Across the United States, legalized sports betting and online casinos are generating billions in tax revenue for state governments. From budget shortfalls to education funding, lawmakers often point to gambling as a fiscal win. But beneath those rising revenue charts lies a darker, less discussed reality. As gambling access expands, so does financial distress, emotional instability, and addiction — particularly among young men. The same industry propping up state budgets is quietly fueling a social crisis that is only beginning to surface.

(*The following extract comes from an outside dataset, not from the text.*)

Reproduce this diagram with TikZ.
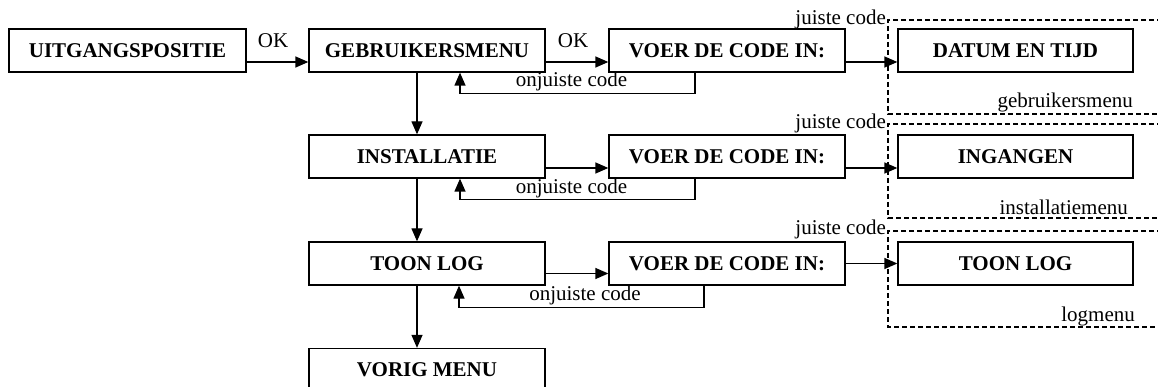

A Tale of Two Rising Lines

Two trends are climbing in parallel. On one side, states are celebrating record-breaking income from sports betting and online casinos. On the other, calls to the National Problem Gambling Helpline are surging. These are not coincidental movements. Together, they suggest a direct relationship between the rapid expansion of gambling access and growing personal harm experienced by bettors.

Why This Matters Now

This is not just about entertainment or personal responsibility. The data increasingly shows that America’s gambling boom is reshaping financial behavior, mental health, and social stability. Young men sit at the center of this shift, facing a combination of economic pressure, digital temptation, and aggressive marketing that makes gambling feel like both an escape and a solution.

Legalization and Its Hidden Aftershocks

Sports betting is now legal in some form in most U.S. states. While legalization was framed as a way to regulate an existing behavior and reduce illegal betting, the long-term consequences are becoming clearer. Studies reveal that the true costs of legalization emerge years later, once betting becomes normalized and deeply integrated into daily life.

Bankruptcy and Debt on the Rise

One major study found that in states with access to online gambling, bankruptcy rates increased by 28% roughly two years after legalization. At the same time, debt collection amounts rose by 8%. These figures indicate that gambling losses are not being absorbed as discretionary spending. Instead, they are pushing individuals into serious financial trouble.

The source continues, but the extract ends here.